Domain Tools for DNS, IP, and Availability Checks

Domain tools help you research how a domain is registered, where it points, and whether it is ready for the next step. This category brings together checks for domain name availability, domain age, hosting, DNS records, blacklist status, public IP details, and IP location. It is built for practical decisions before registration, purchase, migration, troubleshooting, or reputation review.

Not every lookup answers the same question. Some tools are best when you are evaluating a domain name, while others are better when a site is already live and you need to verify routing, hosting, or network context.

What You Can Do in This Category

Choose the Right Tool by the Job You Need Done

Before you register or buy a domain

Start with Domain Name Search when the main question is whether a name is available under the extension you want. Move to Domain Age Checker when the domain already exists and you need background before you buy, compare, or review it. Availability and age are related, but they solve different decisions.

When a domain is live and you need technical verification

Use DNS Lookup to inspect public records behind website routing, email setup, and nameserver delegation. Use Domain To IP when you need the resolved public IP address the domain currently returns. Use Domain Hosting Checker when you need to identify the hosting provider before a migration, audit, or client handoff.

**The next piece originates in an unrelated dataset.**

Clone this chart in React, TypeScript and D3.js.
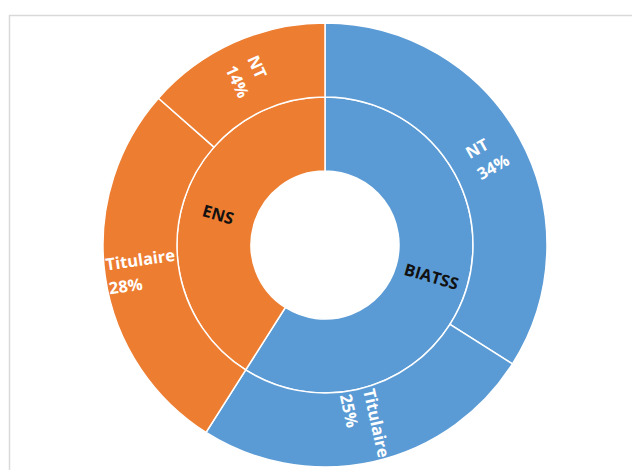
import React, { useEffect, useRef } from "react";
import * as d3 from "d3";

const groupNames = ["BIATSS", "ENS"];
const groupColors = ["#5B9BD5", "#ED7D31"];
const subNames = ["NT", "Titulaire", "Titulaire", "NT"];
const subParents = ["BIATSS", "BIATSS", "ENS", "ENS"];
const subValues = [34, 25, 27.5, 13.5];

const W = 632;
const H = 470;
const CX = 325;
const CY = 245;
const R0 = 74;
const R1 = 148;
const R2 = 222;

function rotationFor(a: number) {
  let deg = (a * 180) / Math.PI - 90;
  while (deg > 180) deg -= 360;
  while (deg <= -180) deg += 360;
  if (deg > 90) deg -= 180;
  if (deg < -90) deg += 180;
  return deg;
}

export default function App() {
  const ref = useRef<SVGSVGElement>(null);
  useEffect(() => {
    const svg = d3.select(ref.current);
    svg.selectAll("*").remove();
    svg.append("rect").attr("width", W).attr("height", H).attr("fill", "#fff");
    svg
      .append("rect")
      .attr("x", 9.5)
      .attr("y", 15.5)
      .attr("width", W + 20)
      .attr("height", H + 20)
      .attr("fill", "#fff")
      .attr("stroke", "#d9d9d9")
      .attr("stroke-width", 1.5);

    const groupTotals = groupNames.map((g) =>
      d3.sum(subValues.filter((_, i) => subParents[i] === g))
    );
    const pie = d3
      .pie<number>()
      .sort(null)
      .value((d) => d)
      .startAngle(0)
      .endAngle(2 * Math.PI);
    const innerArcs = pie(groupTotals);
    const outerArcs = pie(subValues);
    const total = d3.sum(subValues);

    const g = svg.append("g").attr("transform", `translate(${CX},${CY})`);
    const innerArc = d3.arc<any>().innerRadius(R0).outerRadius(R1);
    const outerArc = d3.arc<any>().innerRadius(R1).outerRadius(R2);

    g.selectAll("path.inner")
      .data(innerArcs)
      .enter()
      .append("path")
      .attr("d", innerArc)
      .attr("fill", (_, i) => groupColors[i])
      .attr("stroke", "#fff")
      .attr("stroke-width", 1.5);

    g.selectAll("path.outer")
      .data(outerArcs)
      .enter()
      .append("path")
      .attr("d", outerArc)
      .attr("fill", (_, i) => groupColors[groupNames.indexOf(subParents[i])])
      .attr("stroke", "#fff")
      .attr("stroke-width", 1.5);

    const font = "'Open Sans', sans-serif";

    function addLabel(a: number, r: number, lines: string[], color: string) {
      const x = r * Math.sin(a);
      const y = -r * Math.cos(a);
      const lg = g
        .append("g")
        .attr("transform", `translate(${x},${y}) rotate(${rotationFor(a)})`);
      const lh = 24;
      const texts = lines.map((ln, i) =>
        lg
          .append("text")
          .attr("x", 0)
          .attr("y", (i - (lines.length - 1) / 2) * lh)
          .attr("dominant-baseline", "central")
          .attr("text-anchor", "start")
          .attr("font-family", font)
          .attr("font-weight", 700)
          .attr("font-size", 16.5)
          .attr("fill", color)
          .text(ln)
      );
      const maxW = d3.max(texts, (t) => (t.node() as SVGTextElement).getComputedTextLength()) || 0;
      texts.forEach((t) => t.attr("x", -maxW / 2));
    }

    innerArcs.forEach((d, i) => {
      addLabel((d.startAngle + d.endAngle) / 2, (R0 + R1) / 2, [groupNames[i]], "#111");
    });
    outerArcs.forEach((d, i) => {
      const pct = Math.round((subValues[i] / total) * 100) + "%";
      addLabel((d.startAngle + d.endAngle) / 2, (R1 + R2) / 2, [subNames[i], pct], "#fff");
    });
  }, []);
  return (
    <svg
      ref={ref}
      width={W}
      height={H}
      style={{ position: "absolute", left: 0, top: 0, display: "block" }}
    />
  );
}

When the issue is trust, access, or traffic source

Domain Blacklist Check is the better path when you are reviewing sender trust or domain reputation. What Is My IP helps you confirm the public IP your own connection shows to external services. IP Address Location is useful when you already have a public IP and want an approximate location for review or basic troubleshooting.

Similar Checks Answer Different Questions

A DNS lookup shows the records a domain publishes. A domain-to-IP check shows the address you get from those records at the time of the query. A hosting check helps identify the provider behind the site, but it does not replace record-level DNS review. An IP location result adds context to traffic or access logs, but it should be treated as an estimate rather than a precise physical location.

Choosing the right tool first saves time and prevents false assumptions, especially when you are moving a site, checking a domain before purchase, or investigating an unusual access event.

Worked Example: Taking Over an Existing Website

Suppose you inherit a client site and need to plan a safe move. The first question is not whether the domain is available or how old it is. It is how the current setup works. Start with Domain Hosting Checker to identify the likely hosting context, then use DNS Lookup to review the public records that control the site and email, and finish with Domain To IP to confirm the current resolved address. That sequence fits the job better than starting with an IP location or blacklist check, because your goal is migration accuracy. The outcome is a clearer handoff plan before you change anything live.